## BEGIN
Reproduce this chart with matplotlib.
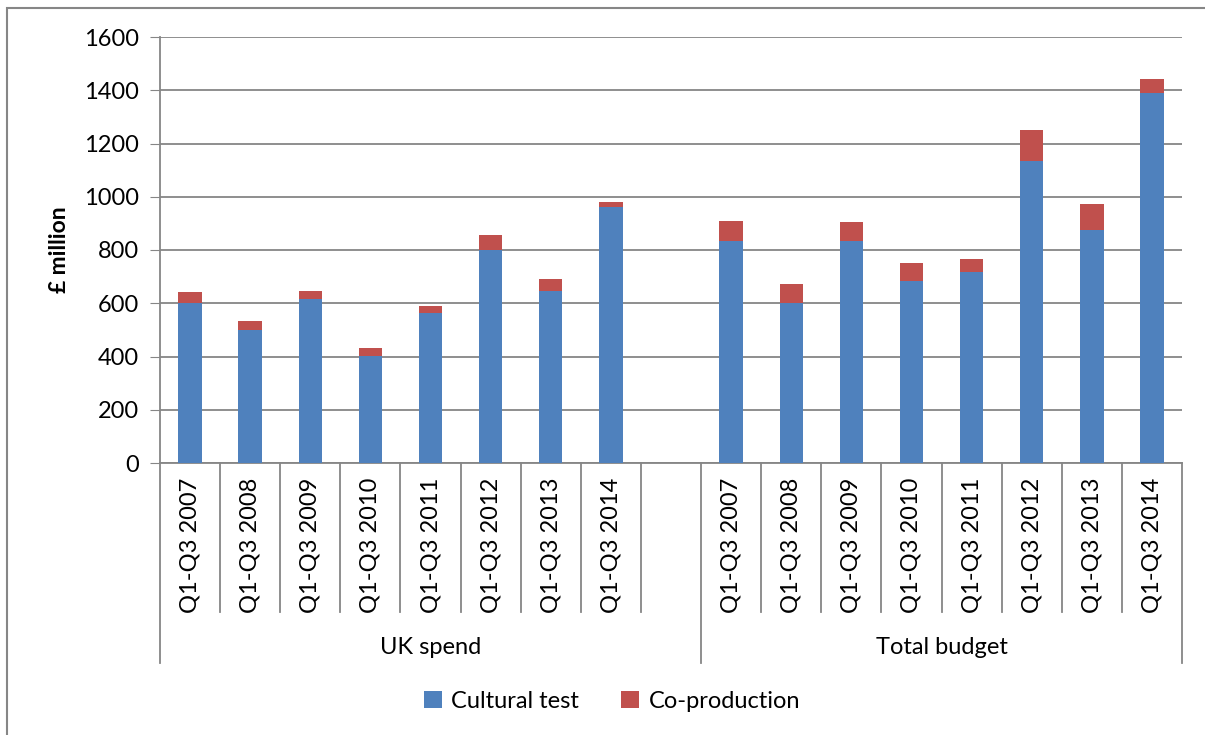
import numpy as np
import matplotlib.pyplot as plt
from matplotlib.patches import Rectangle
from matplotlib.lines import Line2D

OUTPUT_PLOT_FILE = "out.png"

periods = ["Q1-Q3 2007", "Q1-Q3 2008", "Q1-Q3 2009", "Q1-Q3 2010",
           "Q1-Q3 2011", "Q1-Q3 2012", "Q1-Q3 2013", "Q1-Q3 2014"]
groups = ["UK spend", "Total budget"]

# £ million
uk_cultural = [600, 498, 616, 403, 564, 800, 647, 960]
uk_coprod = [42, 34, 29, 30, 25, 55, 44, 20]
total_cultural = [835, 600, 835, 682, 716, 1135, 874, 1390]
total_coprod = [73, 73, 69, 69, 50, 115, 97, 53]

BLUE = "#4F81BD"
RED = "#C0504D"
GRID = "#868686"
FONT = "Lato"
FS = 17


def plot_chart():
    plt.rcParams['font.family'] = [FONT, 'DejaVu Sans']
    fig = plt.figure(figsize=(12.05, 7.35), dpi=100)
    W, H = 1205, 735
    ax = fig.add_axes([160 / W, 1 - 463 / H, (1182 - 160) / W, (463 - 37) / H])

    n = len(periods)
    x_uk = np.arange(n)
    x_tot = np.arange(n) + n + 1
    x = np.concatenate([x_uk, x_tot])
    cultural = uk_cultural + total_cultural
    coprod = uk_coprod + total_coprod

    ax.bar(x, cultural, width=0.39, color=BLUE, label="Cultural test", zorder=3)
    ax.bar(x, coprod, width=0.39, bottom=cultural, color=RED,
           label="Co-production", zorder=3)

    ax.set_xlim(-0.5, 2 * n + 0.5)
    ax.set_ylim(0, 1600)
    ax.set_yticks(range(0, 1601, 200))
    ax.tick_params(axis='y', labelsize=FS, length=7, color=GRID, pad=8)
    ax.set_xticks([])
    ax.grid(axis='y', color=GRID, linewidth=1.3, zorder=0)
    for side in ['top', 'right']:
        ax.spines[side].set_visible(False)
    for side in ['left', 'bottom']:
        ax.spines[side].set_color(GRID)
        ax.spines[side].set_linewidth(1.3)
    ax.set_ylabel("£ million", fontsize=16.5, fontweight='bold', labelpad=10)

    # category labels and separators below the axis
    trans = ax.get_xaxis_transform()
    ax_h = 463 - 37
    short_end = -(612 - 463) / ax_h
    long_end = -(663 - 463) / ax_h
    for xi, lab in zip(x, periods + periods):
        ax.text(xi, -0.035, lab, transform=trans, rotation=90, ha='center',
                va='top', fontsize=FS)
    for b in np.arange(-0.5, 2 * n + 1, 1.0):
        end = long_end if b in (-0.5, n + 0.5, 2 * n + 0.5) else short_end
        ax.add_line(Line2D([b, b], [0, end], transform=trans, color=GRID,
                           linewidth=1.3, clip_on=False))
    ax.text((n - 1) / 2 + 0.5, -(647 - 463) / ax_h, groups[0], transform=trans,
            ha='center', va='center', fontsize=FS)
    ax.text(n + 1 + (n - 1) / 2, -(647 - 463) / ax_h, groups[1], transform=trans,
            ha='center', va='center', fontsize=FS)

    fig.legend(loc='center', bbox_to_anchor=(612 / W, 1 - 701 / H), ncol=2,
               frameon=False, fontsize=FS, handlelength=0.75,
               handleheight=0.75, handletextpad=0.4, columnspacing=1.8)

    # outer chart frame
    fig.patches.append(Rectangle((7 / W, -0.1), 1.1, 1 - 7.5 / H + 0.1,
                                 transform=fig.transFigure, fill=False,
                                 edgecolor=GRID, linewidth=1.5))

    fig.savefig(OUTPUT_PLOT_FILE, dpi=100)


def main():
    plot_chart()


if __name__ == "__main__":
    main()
## END
▶ What the task requires: Repeat only the lines from the beginning of the material through the line containing "ax = fig.add_axes([160", both ends kept, leaving pictures out.

▶ Correct response:
Reproduce this chart with matplotlib.
import numpy as np
import matplotlib.pyplot as plt
from matplotlib.patches import Rectangle
from matplotlib.lines import Line2D

OUTPUT_PLOT_FILE = "out.png"

periods = ["Q1-Q3 2007", "Q1-Q3 2008", "Q1-Q3 2009", "Q1-Q3 2010",
           "Q1-Q3 2011", "Q1-Q3 2012", "Q1-Q3 2013", "Q1-Q3 2014"]
groups = ["UK spend", "Total budget"]

# £ million
uk_cultural = [600, 498, 616, 403, 564, 800, 647, 960]
uk_coprod = [42, 34, 29, 30, 25, 55, 44, 20]
total_cultural = [835, 600, 835, 682, 716, 1135, 874, 1390]
total_coprod = [73, 73, 69, 69, 50, 115, 97, 53]

BLUE = "#4F81BD"
RED = "#C0504D"
GRID = "#868686"
FONT = "Lato"
FS = 17


def plot_chart():
    plt.rcParams['font.family'] = [FONT, 'DejaVu Sans']
    fig = plt.figure(figsize=(12.05, 7.35), dpi=100)
    W, H = 1205, 735
    ax = fig.add_axes([160 / W, 1 - 463 / H, (1182 - 160) / W, (463 - 37) / H])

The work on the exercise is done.